==== Exercise inputs

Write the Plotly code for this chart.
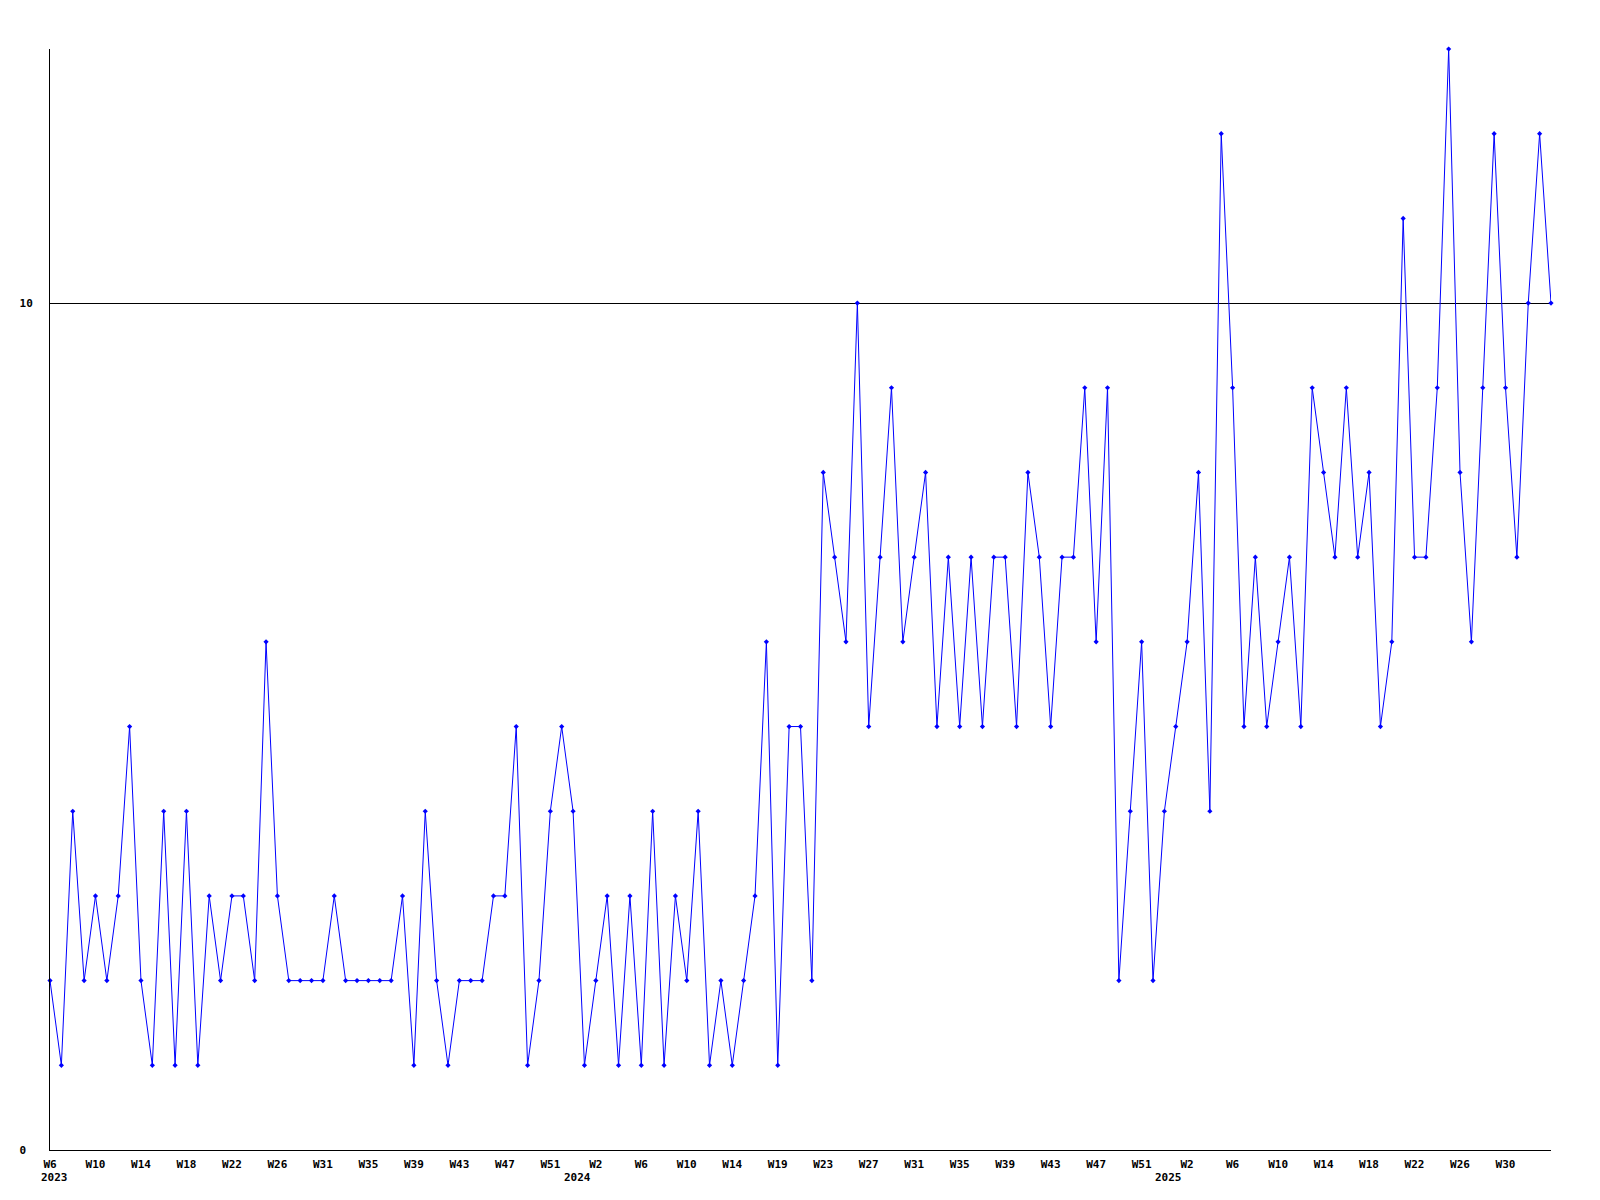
import datetime
import plotly.graph_objects as go

# Weekly counts, 2023-W06 .. 2025-W34
values = [
    2, 1, 4, 2, 3, 2, 3, 5, 2, 1, 4, 1, 4, 1, 3, 2, 3, 3, 2, 6,
    3, 2, 2, 2, 2, 3, 2, 2, 2, 2, 2, 3, 1, 4, 2, 1, 2, 2, 2, 3,
    3, 5, 1, 2, 4, 5, 4, 1, 2, 3, 1, 3, 1, 4, 1, 3, 2, 4, 1, 2,
    1, 2, 3, 6, 1, 5, 5, 2, 8, 7, 6, 10, 5, 7, 9, 6, 7, 8, 5, 7,
    5, 7, 5, 7, 7, 5, 8, 7, 5, 7, 7, 9, 6, 9, 2, 4, 6, 2, 4, 5,
    6, 8, 4, 12, 9, 5, 7, 5, 6, 7, 5, 9, 8, 7, 9, 7, 8, 5, 6, 11,
    7, 7, 9, 13, 8, 6, 9, 12, 9, 7, 10, 12, 10,
]

# Week categories (ISO weeks starting at 2023-W06)
start = datetime.date.fromisocalendar(2023, 6, 1)
weeks = []
for i in range(len(values)):
    y, w, _ = (start + datetime.timedelta(weeks=i)).isocalendar()
    weeks.append(f"{y}-W{w:02d}")

# X tick labels (one every 4 weeks)
tick_labels = [
    "W6", "W10", "W14", "W18", "W22", "W26", "W31", "W35", "W39", "W43", "W47",
    "W51", "W2", "W6", "W10", "W14", "W19", "W23", "W27", "W31", "W35", "W39",
    "W43", "W47", "W51", "W2", "W6", "W10", "W14", "W18", "W22", "W26", "W30",
]
year_labels = ["2023", "2024", "2025"]
year_anchor_weeks = ["2023-W06", "2023-W52", "2024-W52"]

y_tickvals = [0, 10]
y_ticktext = ["0\u00a0", "10"]

FONT = dict(family="DejaVu Sans Mono", size=11, color="black")

fig = go.Figure()
fig.add_trace(go.Scatter(
    x=weeks, y=values, mode="lines+markers",
    line=dict(color="#0000ff", width=1),
    marker=dict(symbol="diamond", size=4, color="#0000ff"),
    cliponaxis=False, showlegend=False,
))

for lab, wk in zip(year_labels, year_anchor_weeks):
    fig.add_annotation(
        x=wk, y=0, xref="x", yref="paper", text=f"<b>{lab}</b>",
        showarrow=False, xanchor="left", yanchor="middle",
        xshift=-11, yshift=-27, font=FONT,
    )

fig.update_layout(
    width=1600, height=1200,
    margin=dict(l=42, r=57, t=41, b=58),
    paper_bgcolor="white", plot_bgcolor="white",
    font=FONT,
)
fig.update_xaxes(
    type="category", range=[0, len(values) - 1],
    tickmode="array", tickvals=weeks[::4][:len(tick_labels)],
    ticktext=[f"<b>{t}</b>" for t in tick_labels],
    showgrid=False, zeroline=False, ticks="",
    showline=True, linecolor="black", linewidth=1,
    tickfont=FONT, ticklabelstandoff=4,
)
fig.update_yaxes(
    range=[0, 13], tickmode="array", tickvals=y_tickvals,
    ticktext=[f"<b>{t}</b>" for t in y_ticktext],
    showgrid=True, gridcolor="black", gridwidth=1, zeroline=False,
    ticks="", showline=True, linecolor="black", linewidth=1,
    tickfont=FONT, ticklabelstandoff=14,
)

fig.write_html("out.html")
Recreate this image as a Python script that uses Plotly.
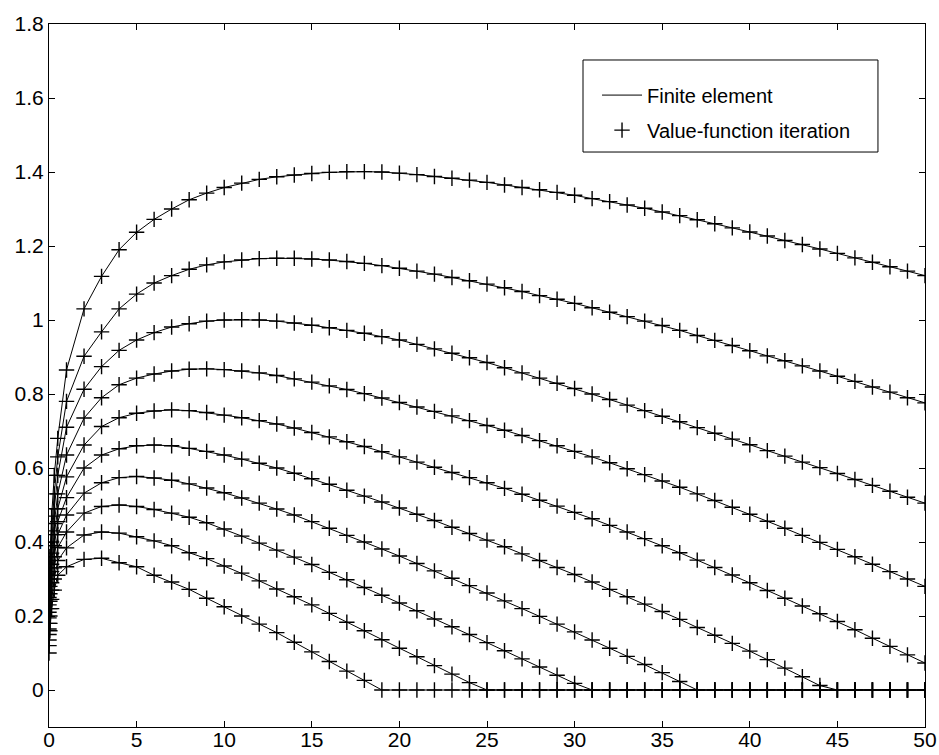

========

### Job
Pick out lines containing the word "this", each one as written.

### Completed exercise
Write the Plotly code for this chart.
Recreate this image as a Python script that uses Plotly.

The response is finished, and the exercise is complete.